**Aim**
Copy the lines below as they are; omit the images they contain.

**Provided data**

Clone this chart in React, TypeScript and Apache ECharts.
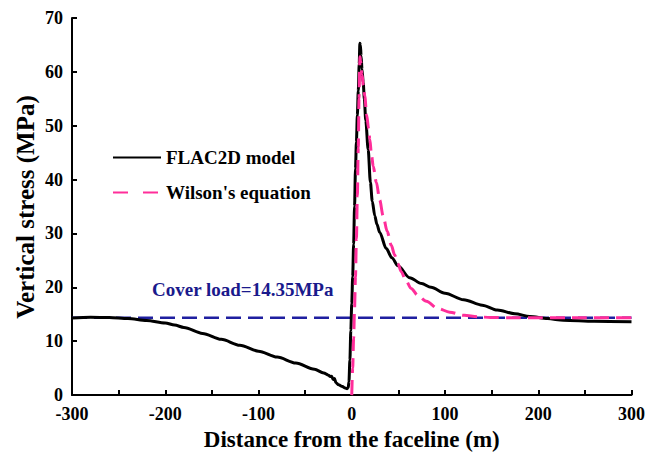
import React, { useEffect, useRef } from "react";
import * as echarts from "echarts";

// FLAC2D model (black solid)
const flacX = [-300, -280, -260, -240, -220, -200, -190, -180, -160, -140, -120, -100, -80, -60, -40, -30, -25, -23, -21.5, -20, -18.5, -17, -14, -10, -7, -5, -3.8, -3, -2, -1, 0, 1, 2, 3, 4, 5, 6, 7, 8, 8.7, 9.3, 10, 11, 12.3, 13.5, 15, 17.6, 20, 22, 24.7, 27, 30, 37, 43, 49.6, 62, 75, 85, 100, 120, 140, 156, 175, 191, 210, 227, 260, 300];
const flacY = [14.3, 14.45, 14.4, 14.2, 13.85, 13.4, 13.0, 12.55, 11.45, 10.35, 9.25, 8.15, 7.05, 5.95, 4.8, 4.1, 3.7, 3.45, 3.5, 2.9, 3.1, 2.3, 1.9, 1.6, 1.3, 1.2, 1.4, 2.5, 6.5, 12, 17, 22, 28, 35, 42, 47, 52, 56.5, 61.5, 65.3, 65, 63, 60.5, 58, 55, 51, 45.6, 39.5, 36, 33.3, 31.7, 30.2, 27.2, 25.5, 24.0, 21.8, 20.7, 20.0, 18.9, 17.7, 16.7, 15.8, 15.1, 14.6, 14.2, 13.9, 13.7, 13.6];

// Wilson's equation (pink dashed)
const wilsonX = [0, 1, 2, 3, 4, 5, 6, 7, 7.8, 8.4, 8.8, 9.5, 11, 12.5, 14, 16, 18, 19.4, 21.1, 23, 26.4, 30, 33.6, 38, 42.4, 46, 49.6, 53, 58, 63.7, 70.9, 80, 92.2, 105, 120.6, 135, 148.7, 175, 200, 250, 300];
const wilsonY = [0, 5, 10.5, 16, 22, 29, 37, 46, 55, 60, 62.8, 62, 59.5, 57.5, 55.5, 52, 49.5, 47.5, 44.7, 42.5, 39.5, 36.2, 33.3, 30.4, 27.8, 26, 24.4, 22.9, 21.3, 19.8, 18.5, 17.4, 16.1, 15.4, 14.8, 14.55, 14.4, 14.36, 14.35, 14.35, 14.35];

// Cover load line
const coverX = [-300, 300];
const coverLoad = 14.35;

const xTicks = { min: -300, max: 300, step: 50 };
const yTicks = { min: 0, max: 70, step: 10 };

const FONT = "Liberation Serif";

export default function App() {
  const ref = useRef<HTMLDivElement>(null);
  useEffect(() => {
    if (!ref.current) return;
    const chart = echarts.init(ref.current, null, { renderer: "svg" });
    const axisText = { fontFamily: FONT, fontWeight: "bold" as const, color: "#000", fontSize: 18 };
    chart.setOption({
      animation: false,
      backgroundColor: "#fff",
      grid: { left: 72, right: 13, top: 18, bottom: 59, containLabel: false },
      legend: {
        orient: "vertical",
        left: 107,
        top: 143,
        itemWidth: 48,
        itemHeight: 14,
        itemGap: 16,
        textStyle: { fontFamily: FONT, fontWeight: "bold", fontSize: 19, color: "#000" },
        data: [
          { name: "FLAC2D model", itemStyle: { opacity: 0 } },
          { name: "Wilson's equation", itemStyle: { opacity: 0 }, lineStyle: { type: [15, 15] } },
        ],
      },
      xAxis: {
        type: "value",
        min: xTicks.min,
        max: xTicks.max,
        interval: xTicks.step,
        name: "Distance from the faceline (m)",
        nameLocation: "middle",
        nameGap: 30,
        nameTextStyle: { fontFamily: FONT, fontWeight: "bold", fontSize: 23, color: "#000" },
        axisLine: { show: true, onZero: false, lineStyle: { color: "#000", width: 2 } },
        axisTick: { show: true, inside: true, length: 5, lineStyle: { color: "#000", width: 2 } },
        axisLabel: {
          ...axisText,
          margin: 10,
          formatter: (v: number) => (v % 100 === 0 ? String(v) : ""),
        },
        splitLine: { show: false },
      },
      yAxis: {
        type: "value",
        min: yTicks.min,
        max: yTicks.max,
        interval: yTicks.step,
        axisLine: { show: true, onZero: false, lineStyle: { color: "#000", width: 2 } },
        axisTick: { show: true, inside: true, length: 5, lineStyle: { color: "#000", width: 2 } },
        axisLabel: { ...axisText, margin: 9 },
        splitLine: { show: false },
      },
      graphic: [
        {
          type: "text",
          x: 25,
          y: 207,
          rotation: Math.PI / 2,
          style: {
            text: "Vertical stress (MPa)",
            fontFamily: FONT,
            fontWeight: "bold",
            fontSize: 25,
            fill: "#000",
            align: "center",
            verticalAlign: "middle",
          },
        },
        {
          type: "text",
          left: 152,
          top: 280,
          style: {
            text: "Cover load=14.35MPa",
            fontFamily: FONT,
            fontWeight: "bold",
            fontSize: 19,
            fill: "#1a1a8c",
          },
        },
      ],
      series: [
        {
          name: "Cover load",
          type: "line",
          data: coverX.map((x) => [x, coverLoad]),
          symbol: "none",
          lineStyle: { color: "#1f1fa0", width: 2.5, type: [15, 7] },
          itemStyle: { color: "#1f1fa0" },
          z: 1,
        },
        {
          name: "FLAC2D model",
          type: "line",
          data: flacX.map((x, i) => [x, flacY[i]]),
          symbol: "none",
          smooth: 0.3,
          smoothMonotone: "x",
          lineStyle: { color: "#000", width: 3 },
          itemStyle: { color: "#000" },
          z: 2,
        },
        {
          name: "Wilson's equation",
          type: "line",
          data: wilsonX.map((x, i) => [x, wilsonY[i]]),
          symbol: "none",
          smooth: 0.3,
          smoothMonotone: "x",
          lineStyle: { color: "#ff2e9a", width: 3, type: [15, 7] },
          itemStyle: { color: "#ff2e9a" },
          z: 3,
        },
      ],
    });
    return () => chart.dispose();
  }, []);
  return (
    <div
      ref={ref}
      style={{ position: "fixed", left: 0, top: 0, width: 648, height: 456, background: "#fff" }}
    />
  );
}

**Solution for this task**
Clone this chart in React, TypeScript and Apache ECharts.
import React, { useEffect, useRef } from "react";
import * as echarts from "echarts";

// FLAC2D model (black solid)
const flacX = [-300, -280, -260, -240, -220, -200, -190, -180, -160, -140, -120, -100, -80, -60, -40, -30, -25, -23, -21.5, -20, -18.5, -17, -14, -10, -7, -5, -3.8, -3, -2, -1, 0, 1, 2, 3, 4, 5, 6, 7, 8, 8.7, 9.3, 10, 11, 12.3, 13.5, 15, 17.6, 20, 22, 24.7, 27, 30, 37, 43, 49.6, 62, 75, 85, 100, 120, 140, 156, 175, 191, 210, 227, 260, 300];
const flacY = [14.3, 14.45, 14.4, 14.2, 13.85, 13.4, 13.0, 12.55, 11.45, 10.35, 9.25, 8.15, 7.05, 5.95, 4.8, 4.1, 3.7, 3.45, 3.5, 2.9, 3.1, 2.3, 1.9, 1.6, 1.3, 1.2, 1.4, 2.5, 6.5, 12, 17, 22, 28, 35, 42, 47, 52, 56.5, 61.5, 65.3, 65, 63, 60.5, 58, 55, 51, 45.6, 39.5, 36, 33.3, 31.7, 30.2, 27.2, 25.5, 24.0, 21.8, 20.7, 20.0, 18.9, 17.7, 16.7, 15.8, 15.1, 14.6, 14.2, 13.9, 13.7, 13.6];

// Wilson's equation (pink dashed)
const wilsonX = [0, 1, 2, 3, 4, 5, 6, 7, 7.8, 8.4, 8.8, 9.5, 11, 12.5, 14, 16, 18, 19.4, 21.1, 23, 26.4, 30, 33.6, 38, 42.4, 46, 49.6, 53, 58, 63.7, 70.9, 80, 92.2, 105, 120.6, 135, 148.7, 175, 200, 250, 300];
const wilsonY = [0, 5, 10.5, 16, 22, 29, 37, 46, 55, 60, 62.8, 62, 59.5, 57.5, 55.5, 52, 49.5, 47.5, 44.7, 42.5, 39.5, 36.2, 33.3, 30.4, 27.8, 26, 24.4, 22.9, 21.3, 19.8, 18.5, 17.4, 16.1, 15.4, 14.8, 14.55, 14.4, 14.36, 14.35, 14.35, 14.35];

// Cover load line
const coverX = [-300, 300];
const coverLoad = 14.35;

const xTicks = { min: -300, max: 300, step: 50 };
const yTicks = { min: 0, max: 70, step: 10 };

const FONT = "Liberation Serif";

export default function App() {
  const ref = useRef<HTMLDivElement>(null);
  useEffect(() => {
    if (!ref.current) return;
    const chart = echarts.init(ref.current, null, { renderer: "svg" });
    const axisText = { fontFamily: FONT, fontWeight: "bold" as const, color: "#000", fontSize: 18 };
    chart.setOption({
      animation: false,
      backgroundColor: "#fff",
      grid: { left: 72, right: 13, top: 18, bottom: 59, containLabel: false },
      legend: {
        orient: "vertical",
        left: 107,
        top: 143,
        itemWidth: 48,
        itemHeight: 14,
        itemGap: 16,
        textStyle: { fontFamily: FONT, fontWeight: "bold", fontSize: 19, color: "#000" },
        data: [
          { name: "FLAC2D model", itemStyle: { opacity: 0 } },
          { name: "Wilson's equation", itemStyle: { opacity: 0 }, lineStyle: { type: [15, 15] } },
        ],
      },
      xAxis: {
        type: "value",
        min: xTicks.min,
        max: xTicks.max,
        interval: xTicks.step,
        name: "Distance from the faceline (m)",
        nameLocation: "middle",
        nameGap: 30,
        nameTextStyle: { fontFamily: FONT, fontWeight: "bold", fontSize: 23, color: "#000" },
        axisLine: { show: true, onZero: false, lineStyle: { color: "#000", width: 2 } },
        axisTick: { show: true, inside: true, length: 5, lineStyle: { color: "#000", width: 2 } },
        axisLabel: {
          ...axisText,
          margin: 10,
          formatter: (v: number) => (v % 100 === 0 ? String(v) : ""),
        },
        splitLine: { show: false },
      },
      yAxis: {
        type: "value",
        min: yTicks.min,
        max: yTicks.max,
        interval: yTicks.step,
        axisLine: { show: true, onZero: false, lineStyle: { color: "#000", width: 2 } },
        axisTick: { show: true, inside: true, length: 5, lineStyle: { color: "#000", width: 2 } },
        axisLabel: { ...axisText, margin: 9 },
        splitLine: { show: false },
      },
      graphic: [
        {
          type: "text",
          x: 25,
          y: 207,
          rotation: Math.PI / 2,
          style: {
            text: "Vertical stress (MPa)",
            fontFamily: FONT,
            fontWeight: "bold",
            fontSize: 25,
            fill: "#000",
            align: "center",
            verticalAlign: "middle",
          },
        },
        {
          type: "text",
          left: 152,
          top: 280,
          style: {
            text: "Cover load=14.35MPa",
            fontFamily: FONT,
            fontWeight: "bold",
            fontSize: 19,
            fill: "#1a1a8c",
          },
        },
      ],
      series: [
        {
          name: "Cover load",
          type: "line",
          data: coverX.map((x) => [x, coverLoad]),
          symbol: "none",
          lineStyle: { color: "#1f1fa0", width: 2.5, type: [15, 7] },
          itemStyle: { color: "#1f1fa0" },
          z: 1,
        },
        {
          name: "FLAC2D model",
          type: "line",
          data: flacX.map((x, i) => [x, flacY[i]]),
          symbol: "none",
          smooth: 0.3,
          smoothMonotone: "x",
          lineStyle: { color: "#000", width: 3 },
          itemStyle: { color: "#000" },
          z: 2,
        },
        {
          name: "Wilson's equation",
          type: "line",
          data: wilsonX.map((x, i) => [x, wilsonY[i]]),
          symbol: "none",
          smooth: 0.3,
          smoothMonotone: "x",
          lineStyle: { color: "#ff2e9a", width: 3, type: [15, 7] },
          itemStyle: { color: "#ff2e9a" },
          z: 3,
        },
      ],
    });
    return () => chart.dispose();
  }, []);
  return (
    <div
      ref={ref}
      style={{ position: "fixed", left: 0, top: 0, width: 648, height: 456, background: "#fff" }}
    />
  );
}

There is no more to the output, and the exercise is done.